President Obama Helped Get A Controversial Sketch Cut From ‘SNL’

Tom Shales and James Miller’s Live From New York is a must-read for any fan of SNL, and for the show’s 40th anniversary, the book has been revised with 200 pages of new material. The Hollywood Reporter published an excerpt today, revealing “some of the behind-the-scenes battles and backstage shenanigans that shaped the political landscape of the past decade.” The whole thing’s pretty interesting (so much crazy Sarah Palin), but here’s my favorite anecdote.

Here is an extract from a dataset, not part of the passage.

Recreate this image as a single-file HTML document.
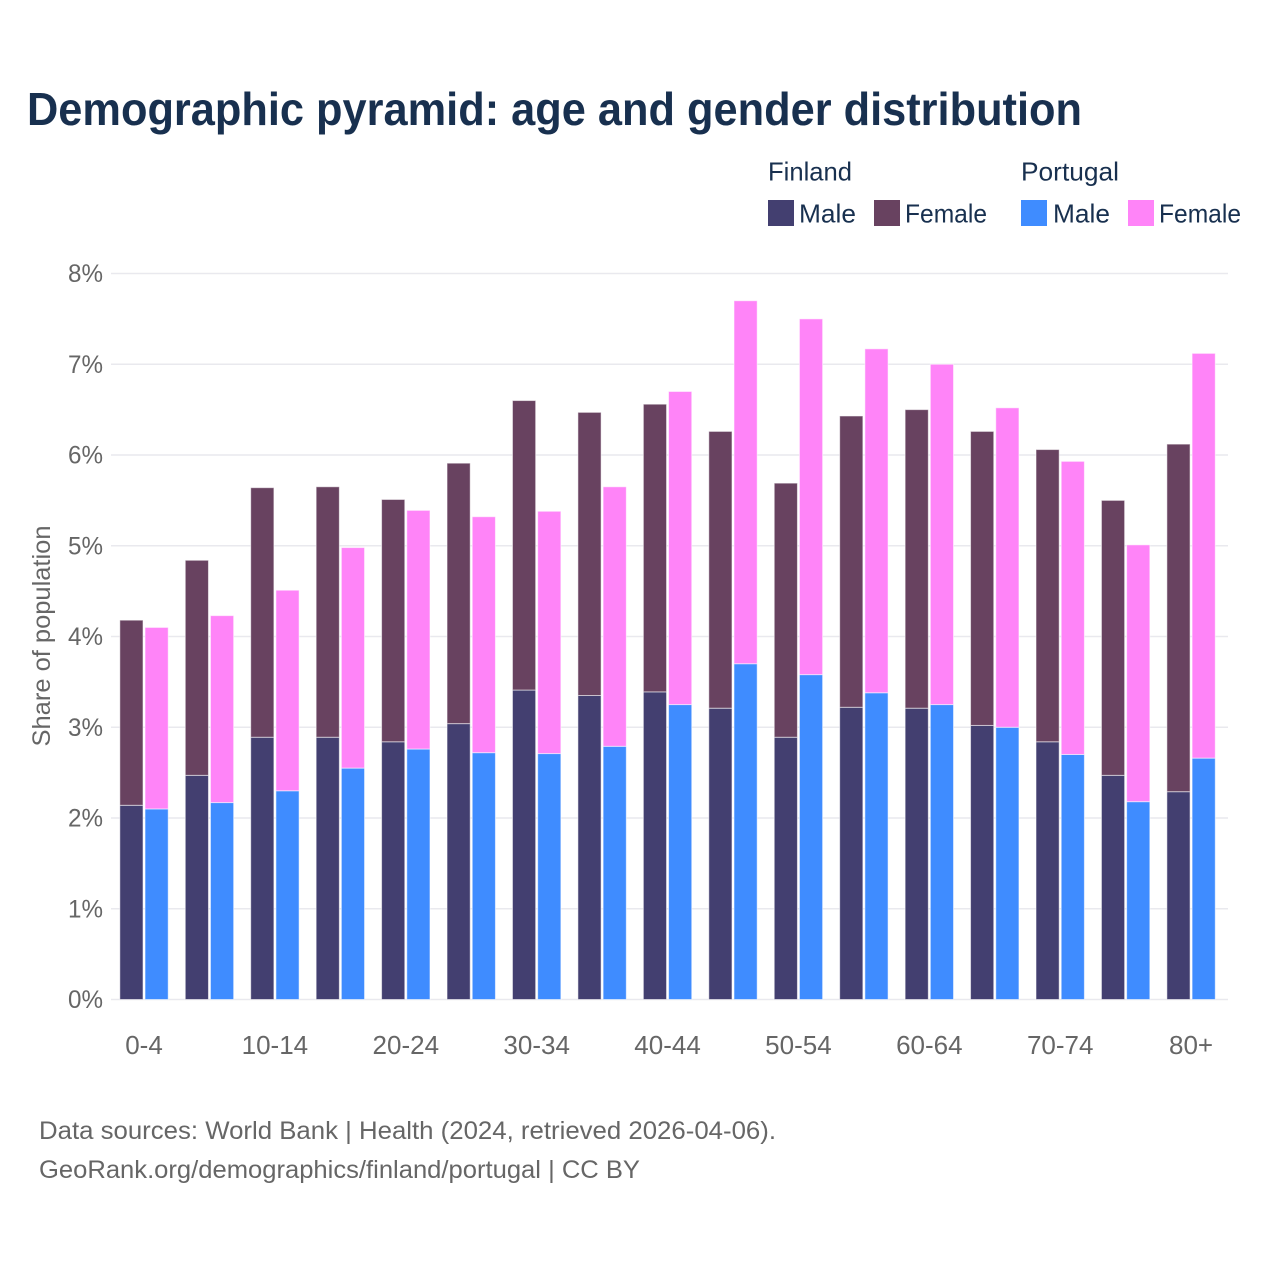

Robert Smigel, writer: It wasn’t until my last season that the network refused to air a “TV Funhouse.” It was a live-action one that was meant to be about racism and profiling, an airline-safety video with multilingual narration, and whenever you heard a different language, they would cut to people of that nationality. First, typical white Americans, then a Latino family, then a Japanese family, all being instructed about seat belts, overhead compartments, etc. Then it cuts to an Arab man, and the narrator says, in Arabic, “During the flight, please do not blow up the airplane. The United States is actually a humanitarian nation that is rooted in the concept of freedom,” and so on…When the standards people freaked, Lorne fought them. Standards pushed back hard. They even got someone at NBC human resources to condemn it. Lorne said, “I have a plan.” Obama was doing a cameo in the cold open. Lorne told me he would show my sketch to Obama. “If Obama thinks it’s OK, they won’t be able to argue it.” I thought it was a brilliant idea, except why would Obama ever give this thing his blessing? What if word got out? “Hey, everybody, that guy over there said it was cool. The one running for president of the country.” But I loved Lorne for caring this much and being willing to go that far to get this thing on TV.

Michaels: Obama said, “It’s funny, but no, I don’t think so.”

The whole world’s falling apart right now, so Obama’s got a lot on his plate, but if he ever wants to take a break and go back to his day job — comedy — I’m sure Smigel’s Triumph, the Insult Comic Dog would love to have him. Either that, or an Ambiguously Gay Duo with the guy from Franklin’s.